Ed Ruggero’s Blame the Dead takes place during the Allied invasion of Sicily in August of 1943, an event that is often overshadowed in the popular imagination by the D-Day assault. This historical mystery welds together the trope of rogue cop (the justice-giver who challenges institutional rot) with a portrait of the human toll of invasion.
Blame The Dead feels authentic perhaps because Ruggero brings firsthand experience to his writing. A West Point graduate and an army officer, Ruggero has written several novels with a military backdrop (Breaking Ranks and 38 North Yankee) and nonfiction about military history (The First Men in: US Paratroopers and the Fight to Save D-Day). In Blame The Dead, Ruggero does not sentimentalize wars or the men who fight in them. The novel is good at convincing the reader that the invasion of Italy was a messy affair, emphasizing the chaos and the breakdown of any sort of military discipline. “Every roadside was littered with discarded ration cans and cigarette packs, fire-blackened German and Italian war equipment, bloody bandages, used condoms, splintered furniture, filthy clothing, dead burros, and the occasional unburied enemy soldier, bloated and black and stripped of his shoes.”
The novel opens on the murder of a surgeon who is part of a field hospital that cares for the human fallout from the invasion. Enter, by chance, Eddie Harkins, a hot-tempered Irishman from Kensington, a former beat cop who dropped out of Villanova, now an MP who is passing by. (Local readers will enjoy the occasional references to Philadelphia.) Harkins is ordered into the detective role because there is simply no one else available.
The hospital setting reverses the Mash premise of military doctors as unsung heroes, pointing to, in particular, the murder victim’s sexual harassment—to the point of rape—of the serving nurses and the general acceptance of this behavior by most of the doctors and officers. Oddly enough, the one doctor who puts patients above his own interests is a German prisoner of war, a urologist. This character’s specialty allows the author to insert lots of material that underscores the importance of the penis to the men. Ultimately, from the novel’s viewpoint, it is generally nurses, not doctors, who are the real heroes of the unit.

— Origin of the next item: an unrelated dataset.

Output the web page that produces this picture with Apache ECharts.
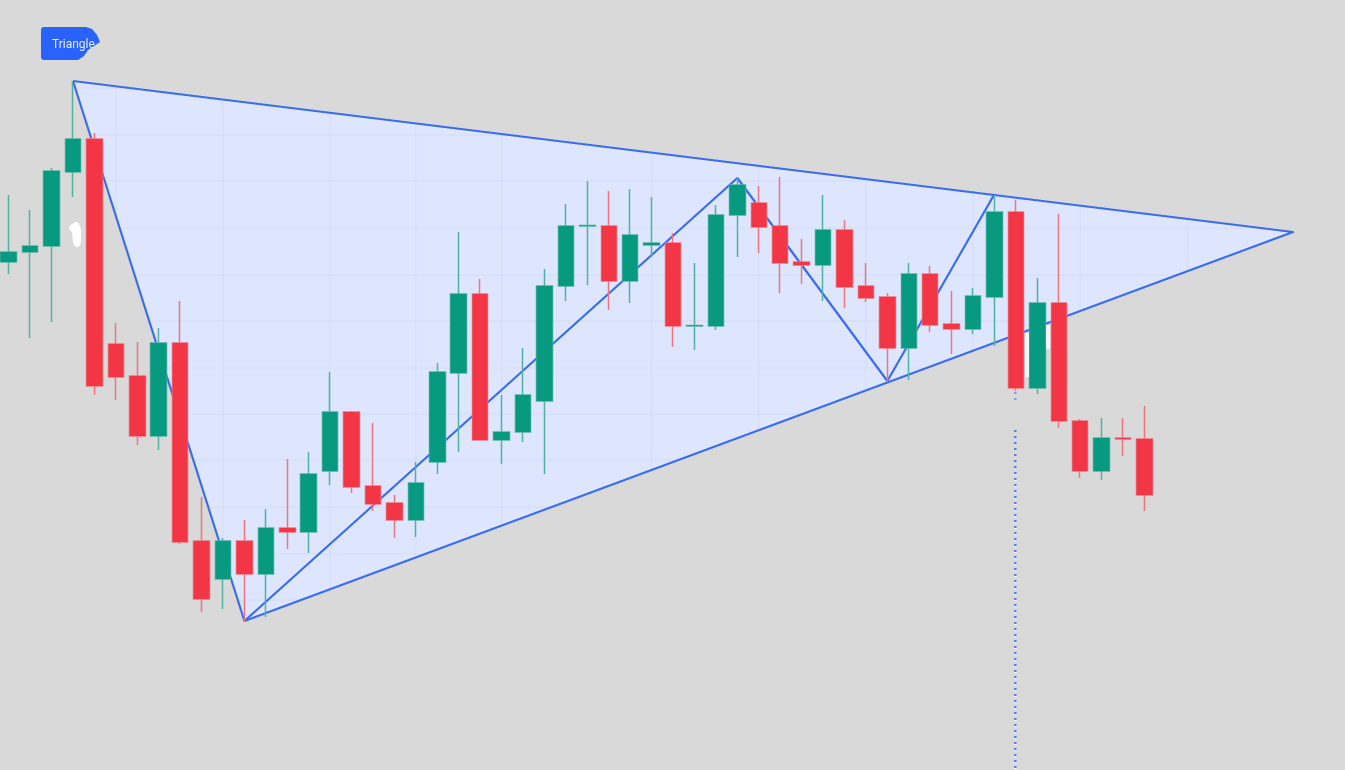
<!DOCTYPE html>
<html>
<head>
<meta charset="utf-8">
<title>Triangle</title>
<style>
  html, body { margin: 0; padding: 0; background: #d9d9d9; }
  #chart { width: 1345px; height: 770px; }
</style>
<script src="https://cdn.jsdelivr.net/npm/echarts@6/dist/echarts.min.js"></script>
</head>
<body>
<div id="chart"></div>
<script>
// candle values
var opens  = [508,518,524,598,631,426,394,334,427,229,191,229,196,242,238,299,358,284,267,250,308,397,476,330,338,369,484,544,544,489,525,527,444,444,555,567,544,508,505,540,484,473,422,496,446,441,473,558,382,467,349,299,332,331];
var closes = [518,524,599,631,384,393,334,427,228,171,229,196,242,238,296,358,283,266,250,287,398,476,330,338,375,484,544,544.5,489,535,527,444,444.5,555,585,543,507,505,540,483,472,422,496,445,441,474,558,382,467,349,299,332,331,275];
var lows   = [496,432,448,573,375,370,325,320,226,158,161,148,153,221,217,285,277,259,232,233,296,318,330,306,328,296,469,485,460,467,513,423,420,440,513,517,477,486,469,462,468,388,390,438,416,436,424,379,376,342,292,290,314,259];
var highs  = [575,560,602,689,637,447,428,442,469,273,232,250,261,311,318,398,359,347,275,308,407,538,491,375,422,501,566,589,579,581,573,537,507,565,593,584,593,531,575,550,507,477,507,504,479,482,575,570,492,556,351,352,352,364];
var categories = [];
for (var i = 0; i < 63; i++) categories.push(String(i + 1));

// pattern: triangle corners and the zigzag inside it
var triangleIdx = [3, 59.93, 11];
var triangleVal = [689, 538, 149];
var zigzagIdx = [3, 11, 34, 41, 46];
var zigzagVal = [689, 149, 592, 389, 576];

// faint grid, only seen inside the triangle
var gridIdx = [5, 10, 15, 19, 23, 30, 35, 40, 45, 50, 55];
var gridVal = [682, 635, 589, 542, 495, 449, 402, 356, 310, 263, 216, 170];

// dotted marker under the breakout candle
var markerIdx = 46.97;
var markerStub = [378, 370];
var markerLine = [340, 0];
var markerGlow = [300, 0];

var up = '#089981';
var upEdge = '#52b2a1';
var down = '#f23645';
var downEdge = '#ee7480';
var blue = '#3a6cf0';

// cut a straight line with the triangle, returns the two end points
function cutLine(pts, a, b) {
  var hits = [];
  for (var k = 0; k < 3; k++) {
    var p = pts[k], q = pts[(k + 1) % 3];
    var d = (q[0] - p[0]) * (b[1] - a[1]) - (q[1] - p[1]) * (b[0] - a[0]);
    if (!d) continue;
    var t = ((a[0] - p[0]) * (b[1] - a[1]) - (a[1] - p[1]) * (b[0] - a[0])) / d;
    if (t >= 0 && t <= 1) hits.push([p[0] + t * (q[0] - p[0]), p[1] + t * (q[1] - p[1])]);
  }
  return hits.length >= 2 ? hits : null;
}

function renderTriangle(params, api) {
  var pts = triangleIdx.map(function (x, k) { return api.coord([x, triangleVal[k]]); });
  var children = [{
    type: 'polygon',
    shape: { points: pts },
    style: { fill: '#dde6fe', stroke: null }
  }];
  function addGrid(a, b) {
    var hit = cutLine(pts, a, b);
    if (!hit) return;
    children.push({
      type: 'line',
      shape: { x1: hit[0][0], y1: hit[0][1], x2: hit[1][0], y2: hit[1][1] },
      style: { stroke: '#d4dcf5', lineWidth: 1 }
    });
  }
  gridIdx.forEach(function (x) {
    addGrid(api.coord([x, 0]), api.coord([x, 770]));
  });
  gridVal.forEach(function (y) {
    addGrid(api.coord([0, y]), api.coord([62, y]));
  });
  // open outline, the zigzag already draws the left leg
  children.push({
    type: 'polyline',
    shape: { points: pts },
    style: { fill: 'none', stroke: blue, lineWidth: 2.2, lineJoin: 'round' }
  });
  return { type: 'group', children: children };
}

var candles = opens.map(function (o, k) {
  return [o, closes[k], lows[k], highs[k]];
});
// bodies go on top without a wick, so the wicks can stay pale
var bodies = opens.map(function (o, k) {
  return [o, closes[k], Math.min(o, closes[k]), Math.max(o, closes[k])];
});

var chartDom = document.getElementById('chart');
var myChart = echarts.init(chartDom);
var option;

option = {
  animation: false,
  backgroundColor: '#d9d9d9',
  grid: { left: 8.7, top: 0, width: 1328.7, height: 770 },
  xAxis: [
    { type: 'category', data: categories, boundaryGap: false, show: false },
    // same span as the categories, the drawing tools are not tied to a candle
    { type: 'value', min: 0, max: 62, show: false, splitLine: { show: false } }
  ],
  yAxis: {
    type: 'value',
    min: 0,
    max: 770,
    show: false,
    splitLine: { show: false }
  },
  graphic: [
    // pattern label
    { type: 'rect', shape: { x: 41, y: 27, width: 38, height: 33, r: 3 }, style: { fill: '#2962ff' } },
    { type: 'polygon', shape: { points: [[76, 27], [86, 27], [92, 29], [97, 35], [100, 42], [94, 46], [88, 50], [84, 56], [78, 60], [76, 60]] }, style: { fill: '#2962ff' } },
    { type: 'text', x: 52, y: 39, style: { text: 'Triangle', fill: '#e3e9ff', font: '12px Roboto' } },
    // white smudges in the source picture
    { type: 'polygon', shape: { smooth: 0.4, points: [[76, 222], [69, 228], [72, 233], [73, 241], [76, 247], [80, 245], [81, 235], [80, 226]] }, style: { fill: '#ffffff' } },
    { type: 'rect', z: 10, shape: { x: 1025, y: 333, width: 4, height: 44 }, style: { fill: '#f4f6fb' } },
    { type: 'rect', z: 10, shape: { x: 1046, y: 325, width: 4, height: 24 }, style: { fill: '#f4f6fb' } }
  ],
  series: [
    {
      type: 'custom',
      coordinateSystem: 'cartesian2d',
      xAxisIndex: 1,
      renderItem: renderTriangle,
      data: [[0, 0]],
      clip: false,
      silent: true,
      z: 1
    },
    {
      type: 'line',
      xAxisIndex: 1,
      data: zigzagIdx.map(function (x, k) { return [x, zigzagVal[k]]; }),
      symbol: 'none',
      lineStyle: { color: blue, width: 2.2 },
      silent: true,
      z: 2
    },
    {
      type: 'line',
      xAxisIndex: 1,
      data: markerGlow.map(function (y) { return [markerIdx, y]; }),
      symbol: 'none',
      lineStyle: { color: '#f6f7fb', width: 2.5, type: [2, 4], dashOffset: 3 },
      silent: true,
      z: 2
    },
    {
      type: 'line',
      xAxisIndex: 1,
      data: markerLine.map(function (y) { return [markerIdx, y]; }),
      symbol: 'none',
      lineStyle: { color: '#4f82f0', width: 2.5, type: [2, 4] },
      silent: true,
      z: 2
    },
    {
      type: 'line',
      xAxisIndex: 1,
      data: markerStub.map(function (y) { return [markerIdx, y]; }),
      symbol: 'none',
      lineStyle: { color: '#7fa3f0', width: 2.5, type: [2, 4] },
      silent: true,
      z: 2
    },
    {
      type: 'candlestick',
      data: candles,
      barWidth: 16,
      clip: false,
      itemStyle: {
        color: up,
        color0: down,
        borderColor: upEdge,
        borderColor0: downEdge,
        borderWidth: 1.5
      },
      z: 3
    },
    {
      type: 'candlestick',
      data: bodies,
      barWidth: 16,
      clip: false,
      itemStyle: {
        color: up,
        color0: down,
        borderWidth: 0
      },
      z: 4
    }
  ]
};

option && myChart.setOption(option);
</script>
</body>
</html>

Blame the Dead starts off slowly and only really starts to engage the reader when the invasion becomes mere occasion and the pursuit of the murderer begins. At that point, the military becomes just one more large institution that hopes to cover up its failures—just as the institutional structure of the police or the government sometimes functions in mysteries.
Once the invasion becomes merely chaotic backdrop—in the manner of the trope of the corrupt city—the plot is driven by Harkins’ character. As an MP, Harkins is an outsider whose many quick-fisted responses are explained through references to his brawling Uncle Jimmy who lived in “his own black-and-white world” and never had “any second thoughts about his behavior, unless it was to figure out how to hand out a more effective beating.” If the reader is comfortable with the characterization of Harkins—complete with a large close-knit family (Harkins’ brother, a brawny priest paratrooper, just happens to land in Palermo to be on hand to give mellowing advice and confession to Harkins)—and a love interest, Kathleen Donnelly, who also is from the old neighborhood, the novel works well. For me, Harkins as moral center was sometimes off-putting. In order to make the modern premise of harassment work in the 1943 context, Harkin’s angry response to the behavior has to be explained as a matter of familial/local propriety. Harkins explains: “[I]f one of his sisters had come home telling this story, he and his brothers would have raced each other out the door to teach the guy some manners.” Later, Harkins recounts how, as a young cop, he was part of his fellow officers’ decision to push the rapist of a young girl off a roof.
While the main character in mysteries is often at odds with authority and the reigning order, Harkins seems to be rubbed wrong by virtually everyone (who isn’t family or from the old neighborhood) he meets. Perhaps one insight into Harkins’ nature can be found in his reaction to the German POWs: their formality, being so “by the book,” makes him want to “cuss and slouch and act like a slob.” The sole exception to Harkins’ general disdain is the first sergeant of the unit (a non-com). Drawn as a Wallace-Beeryesque character, Drake is old school army who puts the unit first. This reader wondered why Harkins takes winning Drake’s grudging respect as such a personal challenge.
All in all, Blame the Dead is a reasonably good read for the long hours of an airplane flight. Yet when one of the several versions of the book cover images proclaims, “Who deserves justice?”, we may want to ask in whose hands do we place that decision?
Blame The Dead
by Ed Ruggero
Forge Books
Published on March 3, 2020
336 Pages
Doreen Alvarez Saar is Professor of English at Drexel University and the American Literature (to 1865) Editor of the Rocky Mountain Review of Language and Literature.